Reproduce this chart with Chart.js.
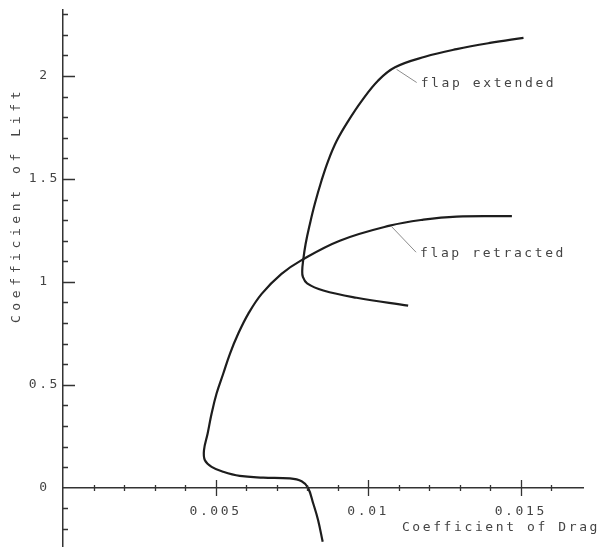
<!DOCTYPE html>
<html>
<head>
<meta charset="utf-8">
<script src="https://cdn.jsdelivr.net/npm/chart.js@4.4.1/dist/chart.umd.min.js"></script>
<style>
  html, body { margin: 0; padding: 0; background: #fff; }
  #wrap { width: 598px; height: 547px; }
</style>
</head>
<body>
<div id="wrap"><canvas id="polarChart" width="598" height="547"></canvas></div>
<script>
// drag / lift coefficient pairs
const retractedCd = [0.00851, 0.00836, 0.00820, 0.00803, 0.00782, 0.00743, 0.00656, 0.00579, 0.00525,
    0.00487, 0.00465, 0.00462, 0.00474, 0.00487, 0.00503, 0.00525, 0.00547, 0.00574, 0.00607,
    0.00651, 0.00716, 0.00778, 0.00907, 0.01071, 0.01181, 0.01290, 0.01471];
const retractedCl = [-0.262, -0.157, -0.076, 0.0, 0.032, 0.046, 0.050, 0.058, 0.078,
    0.102, 0.134, 0.183, 0.264, 0.361, 0.457, 0.554, 0.651, 0.748, 0.845,
    0.942, 1.039, 1.102, 1.200, 1.273, 1.302, 1.317, 1.319];
const extendedCd = [0.01509, 0.01399, 0.01290, 0.01186, 0.01088, 0.01033, 0.00979, 0.00935, 0.00897,
    0.00869, 0.00847, 0.00825, 0.00809, 0.00795, 0.00787, 0.00784, 0.00786, 0.00800, 0.00853,
    0.00962, 0.01131];
const extendedCl = [2.185, 2.160, 2.130, 2.093, 2.042, 1.978, 1.879, 1.782, 1.685,
    1.588, 1.491, 1.378, 1.281, 1.184, 1.104, 1.056, 1.025, 0.993, 0.958,
    0.923, 0.885];

const xTickValues = [0.005, 0.01, 0.015];
const xTickLabels = ['0.005', '0.01', '0.015'];
const yTickValues = [0, 0.5, 1, 1.5, 2];
const yTickLabels = ['0', '0.5', '1', '1.5', '2'];
const curveLabels = ['flap retracted', 'flap extended'];

// callout leader lines (Cd, Cl)
const retractedLeaderCd = [0.01077, 0.01157];
const retractedLeaderCl = [1.268, 1.144];
const extendedLeaderCd = [0.01093, 0.01159];
const extendedLeaderCl = [2.032, 1.968];

const toPoints = (xs, ys) => xs.map((x, i) => ({ x: x, y: ys[i] }));

const typeFace = '"DejaVu Sans Mono", "Liberation Mono", monospace';
const inkText = '#444';

const typewriter = {
    id: 'typewriter',
    beforeLayout(chart) { chart.ctx.letterSpacing = '2.6px'; },
    beforeDraw(chart) { chart.ctx.letterSpacing = '2.6px'; },
    afterDraw(chart) {
        const { ctx, chartArea } = chart;
        const x = chart.scales.x, y = chart.scales.y;
        const x0 = x.getPixelForValue(0);
        const y0 = y.getPixelForValue(0);
        ctx.save();
        ctx.strokeStyle = '#333';
        ctx.lineWidth = 1.3;
        ctx.beginPath();
        // Cl ticks every 0.1, pointing into the plot
        for (let i = -2; i <= 23; i++) {
            if (i === 0) continue;
            const p = Math.round(y.getPixelForValue(i / 10)) + 0.5;
            const len = i % 5 === 0 ? 12 : 5;
            ctx.moveTo(x0, p);
            ctx.lineTo(x0 + len, p);
        }
        // Cd ticks every 0.001, crossing the axis
        for (let i = 1; i <= 16; i++) {
            const p = Math.round(x.getPixelForValue(i / 1000)) + 0.5;
            const len = i % 5 === 0 ? 8 : 3;
            ctx.moveTo(p, y0 - len);
            ctx.lineTo(p, y0 + len);
        }
        ctx.stroke();

        ctx.fillStyle = inkText;
        ctx.font = '13px ' + typeFace;
        ctx.textBaseline = 'middle';
        ctx.letterSpacing = '2.6px';

        ctx.textAlign = 'right';
        ctx.fillText('Coefficient of Drag', chartArea.right + 17, y0 + 40);

        ctx.textAlign = 'left';
        ctx.fillText(curveLabels[1], x.getPixelForValue(extendedLeaderCd[1]) + 4,
            y.getPixelForValue(extendedLeaderCl[1]) + 1);
        ctx.fillText(curveLabels[0], x.getPixelForValue(retractedLeaderCd[1]) + 4,
            y.getPixelForValue(retractedLeaderCl[1]) + 1);

        ctx.translate(17, chartArea.top + 195);
        ctx.rotate(-Math.PI / 2);
        ctx.textAlign = 'center';
        ctx.letterSpacing = '4.6px';
        ctx.fillText('Coefficient of Lift', 0, 0);
        ctx.restore();
    }
};

const curveStyle = {
    showLine: true,
    borderColor: '#1d1d1d',
    borderWidth: 2.2,
    pointRadius: 0,
    tension: 0.4,
    fill: false
};
const leaderStyle = {
    showLine: true,
    borderColor: '#8c8c8c',
    borderWidth: 1,
    pointRadius: 0,
    tension: 0,
    fill: false
};

const ctxPolar = document.getElementById('polarChart').getContext('2d');
const polarChart = new Chart(ctxPolar, {
    type: 'scatter',
    data: {
        datasets: [
            Object.assign({ label: curveLabels[0], data: toPoints(retractedCd, retractedCl) }, curveStyle),
            Object.assign({ label: curveLabels[1], data: toPoints(extendedCd, extendedCl) }, curveStyle),
            Object.assign({ label: 'leader 1', data: toPoints(retractedLeaderCd, retractedLeaderCl) }, leaderStyle),
            Object.assign({ label: 'leader 2', data: toPoints(extendedLeaderCd, extendedLeaderCl) }, leaderStyle)
        ]
    },
    options: {
        responsive: false,
        animation: false,
        devicePixelRatio: 1,
        layout: { padding: { top: 10, right: 15, bottom: 0, left: 0 } },
        plugins: {
            legend: { display: false },
            tooltip: { enabled: false }
        },
        scales: {
            x: {
                type: 'linear',
                min: 0,
                max: 0.01704,
                position: { y: 0 },
                grid: { drawOnChartArea: false, drawTicks: false },
                border: { display: true, color: '#333', width: 1.5 },
                afterBuildTicks: s => { s.ticks = xTickValues.map(v => ({ value: v })); },
                afterFit: s => { s.height = 0; s.paddingLeft = 0; s.paddingRight = 0; },
                ticks: {
                    padding: 16,
                    maxRotation: 0,
                    color: inkText,
                    font: { family: typeFace, size: 13 },
                    callback: (v, i) => xTickLabels[i]
                }
            },
            y: {
                type: 'linear',
                min: -0.287,
                max: 2.32,
                position: 'left',
                grid: { drawOnChartArea: false, drawTicks: false },
                border: { display: true, color: '#333', width: 1.5 },
                afterBuildTicks: s => { s.ticks = yTickValues.map(v => ({ value: v })); },
                afterFit: s => { s.width = 63; s.paddingTop = 0; s.paddingBottom = 0; },
                ticks: {
                    padding: 3,
                    crossAlign: 'center',
                    color: inkText,
                    font: { family: typeFace, size: 13 },
                    callback: (v, i) => yTickLabels[i]
                }
            }
        }
    },
    plugins: [typewriter]
});
</script>
</body>
</html>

══════

» WRITTEN TASK
Reproduce every line exactly and omit all pictures.

» RESPONSE BELOW
Reproduce this chart with Chart.js.
<!DOCTYPE html>
<html>
<head>
<meta charset="utf-8">
<script src="https://cdn.jsdelivr.net/npm/chart.js@4.4.1/dist/chart.umd.min.js"></script>
<style>
  html, body { margin: 0; padding: 0; background: #fff; }
  #wrap { width: 598px; height: 547px; }
</style>
</head>
<body>
<div id="wrap"><canvas id="polarChart" width="598" height="547"></canvas></div>
<script>
// drag / lift coefficient pairs
const retractedCd = [0.00851, 0.00836, 0.00820, 0.00803, 0.00782, 0.00743, 0.00656, 0.00579, 0.00525,
    0.00487, 0.00465, 0.00462, 0.00474, 0.00487, 0.00503, 0.00525, 0.00547, 0.00574, 0.00607,
    0.00651, 0.00716, 0.00778, 0.00907, 0.01071, 0.01181, 0.01290, 0.01471];
const retractedCl = [-0.262, -0.157, -0.076, 0.0, 0.032, 0.046, 0.050, 0.058, 0.078,
    0.102, 0.134, 0.183, 0.264, 0.361, 0.457, 0.554, 0.651, 0.748, 0.845,
    0.942, 1.039, 1.102, 1.200, 1.273, 1.302, 1.317, 1.319];
const extendedCd = [0.01509, 0.01399, 0.01290, 0.01186, 0.01088, 0.01033, 0.00979, 0.00935, 0.00897,
    0.00869, 0.00847, 0.00825, 0.00809, 0.00795, 0.00787, 0.00784, 0.00786, 0.00800, 0.00853,
    0.00962, 0.01131];
const extendedCl = [2.185, 2.160, 2.130, 2.093, 2.042, 1.978, 1.879, 1.782, 1.685,
    1.588, 1.491, 1.378, 1.281, 1.184, 1.104, 1.056, 1.025, 0.993, 0.958,
    0.923, 0.885];

const xTickValues = [0.005, 0.01, 0.015];
const xTickLabels = ['0.005', '0.01', '0.015'];
const yTickValues = [0, 0.5, 1, 1.5, 2];
const yTickLabels = ['0', '0.5', '1', '1.5', '2'];
const curveLabels = ['flap retracted', 'flap extended'];

// callout leader lines (Cd, Cl)
const retractedLeaderCd = [0.01077, 0.01157];
const retractedLeaderCl = [1.268, 1.144];
const extendedLeaderCd = [0.01093, 0.01159];
const extendedLeaderCl = [2.032, 1.968];

const toPoints = (xs, ys) => xs.map((x, i) => ({ x: x, y: ys[i] }));

const typeFace = '"DejaVu Sans Mono", "Liberation Mono", monospace';
const inkText = '#444';

const typewriter = {
    id: 'typewriter',
    beforeLayout(chart) { chart.ctx.letterSpacing = '2.6px'; },
    beforeDraw(chart) { chart.ctx.letterSpacing = '2.6px'; },
    afterDraw(chart) {
        const { ctx, chartArea } = chart;
        const x = chart.scales.x, y = chart.scales.y;
        const x0 = x.getPixelForValue(0);
        const y0 = y.getPixelForValue(0);
        ctx.save();
        ctx.strokeStyle = '#333';
        ctx.lineWidth = 1.3;
        ctx.beginPath();
        // Cl ticks every 0.1, pointing into the plot
        for (let i = -2; i <= 23; i++) {
            if (i === 0) continue;
            const p = Math.round(y.getPixelForValue(i / 10)) + 0.5;
            const len = i % 5 === 0 ? 12 : 5;
            ctx.moveTo(x0, p);
            ctx.lineTo(x0 + len, p);
        }
        // Cd ticks every 0.001, crossing the axis
        for (let i = 1; i <= 16; i++) {
            const p = Math.round(x.getPixelForValue(i / 1000)) + 0.5;
            const len = i % 5 === 0 ? 8 : 3;
            ctx.moveTo(p, y0 - len);
            ctx.lineTo(p, y0 + len);
        }
        ctx.stroke();

        ctx.fillStyle = inkText;
        ctx.font = '13px ' + typeFace;
        ctx.textBaseline = 'middle';
        ctx.letterSpacing = '2.6px';

        ctx.textAlign = 'right';
        ctx.fillText('Coefficient of Drag', chartArea.right + 17, y0 + 40);

        ctx.textAlign = 'left';
        ctx.fillText(curveLabels[1], x.getPixelForValue(extendedLeaderCd[1]) + 4,
            y.getPixelForValue(extendedLeaderCl[1]) + 1);
        ctx.fillText(curveLabels[0], x.getPixelForValue(retractedLeaderCd[1]) + 4,
            y.getPixelForValue(retractedLeaderCl[1]) + 1);

        ctx.translate(17, chartArea.top + 195);
        ctx.rotate(-Math.PI / 2);
        ctx.textAlign = 'center';
        ctx.letterSpacing = '4.6px';
        ctx.fillText('Coefficient of Lift', 0, 0);
        ctx.restore();
    }
};

const curveStyle = {
    showLine: true,
    borderColor: '#1d1d1d',
    borderWidth: 2.2,
    pointRadius: 0,
    tension: 0.4,
    fill: false
};
const leaderStyle = {
    showLine: true,
    borderColor: '#8c8c8c',
    borderWidth: 1,
    pointRadius: 0,
    tension: 0,
    fill: false
};

const ctxPolar = document.getElementById('polarChart').getContext('2d');
const polarChart = new Chart(ctxPolar, {
    type: 'scatter',
    data: {
        datasets: [
            Object.assign({ label: curveLabels[0], data: toPoints(retractedCd, retractedCl) }, curveStyle),
            Object.assign({ label: curveLabels[1], data: toPoints(extendedCd, extendedCl) }, curveStyle),
            Object.assign({ label: 'leader 1', data: toPoints(retractedLeaderCd, retractedLeaderCl) }, leaderStyle),
            Object.assign({ label: 'leader 2', data: toPoints(extendedLeaderCd, extendedLeaderCl) }, leaderStyle)
        ]
    },
    options: {
        responsive: false,
        animation: false,
        devicePixelRatio: 1,
        layout: { padding: { top: 10, right: 15, bottom: 0, left: 0 } },
        plugins: {
            legend: { display: false },
            tooltip: { enabled: false }
        },
        scales: {
            x: {
                type: 'linear',
                min: 0,
                max: 0.01704,
                position: { y: 0 },
                grid: { drawOnChartArea: false, drawTicks: false },
                border: { display: true, color: '#333', width: 1.5 },
                afterBuildTicks: s => { s.ticks = xTickValues.map(v => ({ value: v })); },
                afterFit: s => { s.height = 0; s.paddingLeft = 0; s.paddingRight = 0; },
                ticks: {
                    padding: 16,
                    maxRotation: 0,
                    color: inkText,
                    font: { family: typeFace, size: 13 },
                    callback: (v, i) => xTickLabels[i]
                }
            },
            y: {
                type: 'linear',
                min: -0.287,
                max: 2.32,
                position: 'left',
                grid: { drawOnChartArea: false, drawTicks: false },
                border: { display: true, color: '#333', width: 1.5 },
                afterBuildTicks: s => { s.ticks = yTickValues.map(v => ({ value: v })); },
                afterFit: s => { s.width = 63; s.paddingTop = 0; s.paddingBottom = 0; },
                ticks: {
                    padding: 3,
                    crossAlign: 'center',
                    color: inkText,
                    font: { family: typeFace, size: 13 },
                    callback: (v, i) => yTickLabels[i]
                }
            }
        }
    },
    plugins: [typewriter]
});
</script>
</body>
</html>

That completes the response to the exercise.